● **Objective**
Give the data again exactly as written, skipping any pictures.

>>>>

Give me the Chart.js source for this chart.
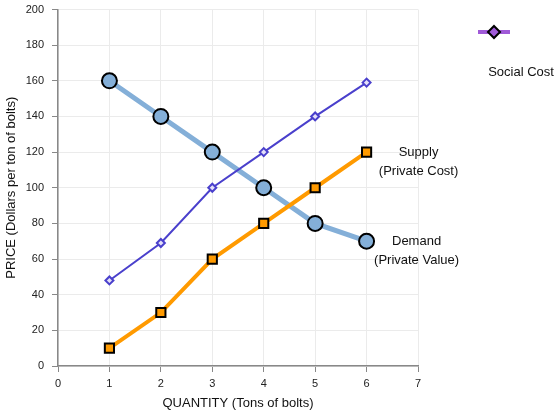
<!DOCTYPE html>
<html>
<head>
<meta charset="utf-8">
<script src="https://cdn.jsdelivr.net/npm/chart.js@4/dist/chart.umd.min.js"></script>
<style>
html,body{margin:0;padding:0;background:#fff;}
#wrap{position:relative;width:560px;height:418px;}
</style>
</head>
<body>
<div id="wrap"><canvas id="c" width="560" height="418"></canvas></div>
<script>
const quantities = [1, 2, 3, 4, 5, 6];
const demandValues = [160, 140, 120, 100, 80, 70];
const supplyValues = [10, 30, 60, 80, 100, 120];
const socialCostValues = [48, 69, 100, 120, 140, 159];
const xTicks = [0, 1, 2, 3, 4, 5, 6, 7];
const yTicks = [0, 20, 40, 60, 80, 100, 120, 140, 160, 180, 200];
const seriesNames = ['Demand', 'Supply', 'Social Cost'];
const labelSupply = ['Supply', '(Private Cost)'];
const labelDemand = ['Demand', '(Private Value)'];
const xTitle = 'QUANTITY (Tons of bolts)';
const yTitle = 'PRICE (Dollars per ton of bolts)';

const pts = arr => quantities.map((q, i) => ({x: q, y: arr[i]}));
const FONT = '"Liberation Sans", Arial, sans-serif';

const annot = {
  id: 'annot',
  afterDraw(chart) {
    const ctx = chart.ctx;
    const xs = chart.scales.x, ys = chart.scales.y;
    ctx.save();
    ctx.font = '13px ' + FONT;
    ctx.fillStyle = '#111';
    ctx.textAlign = 'center';
    ctx.textBaseline = 'middle';
    const sx = xs.getPixelForValue(quantities[5]) + 52;
    const sy = ys.getPixelForValue(supplyValues[5]);
    ctx.fillText(labelSupply[0], sx, sy);
    ctx.fillText(labelSupply[1], sx, sy + 19);
    const dx = xs.getPixelForValue(quantities[5]) + 50;
    const dy = ys.getPixelForValue(demandValues[5]);
    ctx.fillText(labelDemand[0], dx, dy);
    ctx.fillText(labelDemand[1], dx, dy + 19);
    // legend
    const lx = 494, ly = 32;
    ctx.strokeStyle = '#a05ad8';
    ctx.lineWidth = 4;
    ctx.beginPath(); ctx.moveTo(lx - 16, ly); ctx.lineTo(lx + 16, ly); ctx.stroke();
    ctx.beginPath();
    ctx.moveTo(lx, ly - 6); ctx.lineTo(lx + 6, ly); ctx.lineTo(lx, ly + 6); ctx.lineTo(lx - 6, ly); ctx.closePath();
    ctx.fillStyle = '#a05ad8';
    ctx.fill();
    ctx.lineWidth = 2;
    ctx.strokeStyle = '#000';
    ctx.stroke();
    ctx.fillStyle = '#111';
    ctx.fillText(seriesNames[2], 521, 72);
    ctx.restore();
  }
};

new Chart(document.getElementById('c'), {
  type: 'line',
  data: {
    datasets: [
      {
        label: seriesNames[2], data: pts(socialCostValues),
        borderColor: '#4a40cc', borderWidth: 2,
        pointStyle: 'rectRot', pointRadius: 4, pointBackgroundColor: '#e4e0f8',
        pointBorderColor: '#4a40cc', pointBorderWidth: 2, order: 1
      },
      {
        label: seriesNames[0], data: pts(demandValues),
        borderColor: '#84afd8', borderWidth: 5,
        pointStyle: 'circle', pointRadius: 7.5, pointBackgroundColor: '#84afd8',
        pointBorderColor: '#000', pointBorderWidth: 2, order: 3
      },
      {
        label: seriesNames[1], data: pts(supplyValues),
        borderColor: '#ff9a00', borderWidth: 4,
        pointStyle: 'rect', pointRadius: 6.5, pointBackgroundColor: '#ff9a00',
        pointBorderColor: '#000', pointBorderWidth: 2, order: 2
      }
    ]
  },
  options: {
    responsive: false,
    animation: false,
    layout: {padding: {top: 9, right: 142, left: 0, bottom: 0}},
    plugins: {legend: {display: false}, tooltip: {enabled: false}},
    scales: {
      x: {
        type: 'linear', min: 0, max: 7,
        afterBuildTicks: s => { s.ticks = xTicks.map(v => ({value: v})); },
        afterFit: s => { s.height = 52; s.paddingLeft = 0; s.paddingRight = 0; },
        grid: {color: '#ebebeb', tickColor: '#888', tickLength: 6},
        border: {color: '#888', width: 1.5},
        ticks: {color: '#222', font: {family: FONT, size: 11}, padding: 5},
        title: {display: true, text: xTitle, color: '#111', font: {family: FONT, size: 13}, padding: {top: 4, bottom: 7}}
      },
      y: {
        type: 'linear', min: 0, max: 200,
        afterBuildTicks: s => { s.ticks = yTicks.map(v => ({value: v})); },
        afterFit: s => { s.width = 58; s.paddingTop = 0; s.paddingBottom = 0; },
        grid: {color: '#ebebeb', tickColor: '#888', tickLength: 6},
        border: {color: '#888', width: 1.5},
        ticks: {color: '#222', font: {family: FONT, size: 11}, padding: 8},
        title: {display: true, text: yTitle, color: '#111', font: {family: FONT, size: 13}, padding: 4}
      }
    }
  },
  plugins: [annot]
});
</script>
</body>
</html>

<<<<

● **Correct result**
Give me the Chart.js source for this chart.
<!DOCTYPE html>
<html>
<head>
<meta charset="utf-8">
<script src="https://cdn.jsdelivr.net/npm/chart.js@4/dist/chart.umd.min.js"></script>
<style>
html,body{margin:0;padding:0;background:#fff;}
#wrap{position:relative;width:560px;height:418px;}
</style>
</head>
<body>
<div id="wrap"><canvas id="c" width="560" height="418"></canvas></div>
<script>
const quantities = [1, 2, 3, 4, 5, 6];
const demandValues = [160, 140, 120, 100, 80, 70];
const supplyValues = [10, 30, 60, 80, 100, 120];
const socialCostValues = [48, 69, 100, 120, 140, 159];
const xTicks = [0, 1, 2, 3, 4, 5, 6, 7];
const yTicks = [0, 20, 40, 60, 80, 100, 120, 140, 160, 180, 200];
const seriesNames = ['Demand', 'Supply', 'Social Cost'];
const labelSupply = ['Supply', '(Private Cost)'];
const labelDemand = ['Demand', '(Private Value)'];
const xTitle = 'QUANTITY (Tons of bolts)';
const yTitle = 'PRICE (Dollars per ton of bolts)';

const pts = arr => quantities.map((q, i) => ({x: q, y: arr[i]}));
const FONT = '"Liberation Sans", Arial, sans-serif';

const annot = {
  id: 'annot',
  afterDraw(chart) {
    const ctx = chart.ctx;
    const xs = chart.scales.x, ys = chart.scales.y;
    ctx.save();
    ctx.font = '13px ' + FONT;
    ctx.fillStyle = '#111';
    ctx.textAlign = 'center';
    ctx.textBaseline = 'middle';
    const sx = xs.getPixelForValue(quantities[5]) + 52;
    const sy = ys.getPixelForValue(supplyValues[5]);
    ctx.fillText(labelSupply[0], sx, sy);
    ctx.fillText(labelSupply[1], sx, sy + 19);
    const dx = xs.getPixelForValue(quantities[5]) + 50;
    const dy = ys.getPixelForValue(demandValues[5]);
    ctx.fillText(labelDemand[0], dx, dy);
    ctx.fillText(labelDemand[1], dx, dy + 19);
    // legend
    const lx = 494, ly = 32;
    ctx.strokeStyle = '#a05ad8';
    ctx.lineWidth = 4;
    ctx.beginPath(); ctx.moveTo(lx - 16, ly); ctx.lineTo(lx + 16, ly); ctx.stroke();
    ctx.beginPath();
    ctx.moveTo(lx, ly - 6); ctx.lineTo(lx + 6, ly); ctx.lineTo(lx, ly + 6); ctx.lineTo(lx - 6, ly); ctx.closePath();
    ctx.fillStyle = '#a05ad8';
    ctx.fill();
    ctx.lineWidth = 2;
    ctx.strokeStyle = '#000';
    ctx.stroke();
    ctx.fillStyle = '#111';
    ctx.fillText(seriesNames[2], 521, 72);
    ctx.restore();
  }
};

new Chart(document.getElementById('c'), {
  type: 'line',
  data: {
    datasets: [
      {
        label: seriesNames[2], data: pts(socialCostValues),
        borderColor: '#4a40cc', borderWidth: 2,
        pointStyle: 'rectRot', pointRadius: 4, pointBackgroundColor: '#e4e0f8',
        pointBorderColor: '#4a40cc', pointBorderWidth: 2, order: 1
      },
      {
        label: seriesNames[0], data: pts(demandValues),
        borderColor: '#84afd8', borderWidth: 5,
        pointStyle: 'circle', pointRadius: 7.5, pointBackgroundColor: '#84afd8',
        pointBorderColor: '#000', pointBorderWidth: 2, order: 3
      },
      {
        label: seriesNames[1], data: pts(supplyValues),
        borderColor: '#ff9a00', borderWidth: 4,
        pointStyle: 'rect', pointRadius: 6.5, pointBackgroundColor: '#ff9a00',
        pointBorderColor: '#000', pointBorderWidth: 2, order: 2
      }
    ]
  },
  options: {
    responsive: false,
    animation: false,
    layout: {padding: {top: 9, right: 142, left: 0, bottom: 0}},
    plugins: {legend: {display: false}, tooltip: {enabled: false}},
    scales: {
      x: {
        type: 'linear', min: 0, max: 7,
        afterBuildTicks: s => { s.ticks = xTicks.map(v => ({value: v})); },
        afterFit: s => { s.height = 52; s.paddingLeft = 0; s.paddingRight = 0; },
        grid: {color: '#ebebeb', tickColor: '#888', tickLength: 6},
        border: {color: '#888', width: 1.5},
        ticks: {color: '#222', font: {family: FONT, size: 11}, padding: 5},
        title: {display: true, text: xTitle, color: '#111', font: {family: FONT, size: 13}, padding: {top: 4, bottom: 7}}
      },
      y: {
        type: 'linear', min: 0, max: 200,
        afterBuildTicks: s => { s.ticks = yTicks.map(v => ({value: v})); },
        afterFit: s => { s.width = 58; s.paddingTop = 0; s.paddingBottom = 0; },
        grid: {color: '#ebebeb', tickColor: '#888', tickLength: 6},
        border: {color: '#888', width: 1.5},
        ticks: {color: '#222', font: {family: FONT, size: 11}, padding: 8},
        title: {display: true, text: yTitle, color: '#111', font: {family: FONT, size: 13}, padding: 4}
      }
    }
  },
  plugins: [annot]
});
</script>
</body>
</html>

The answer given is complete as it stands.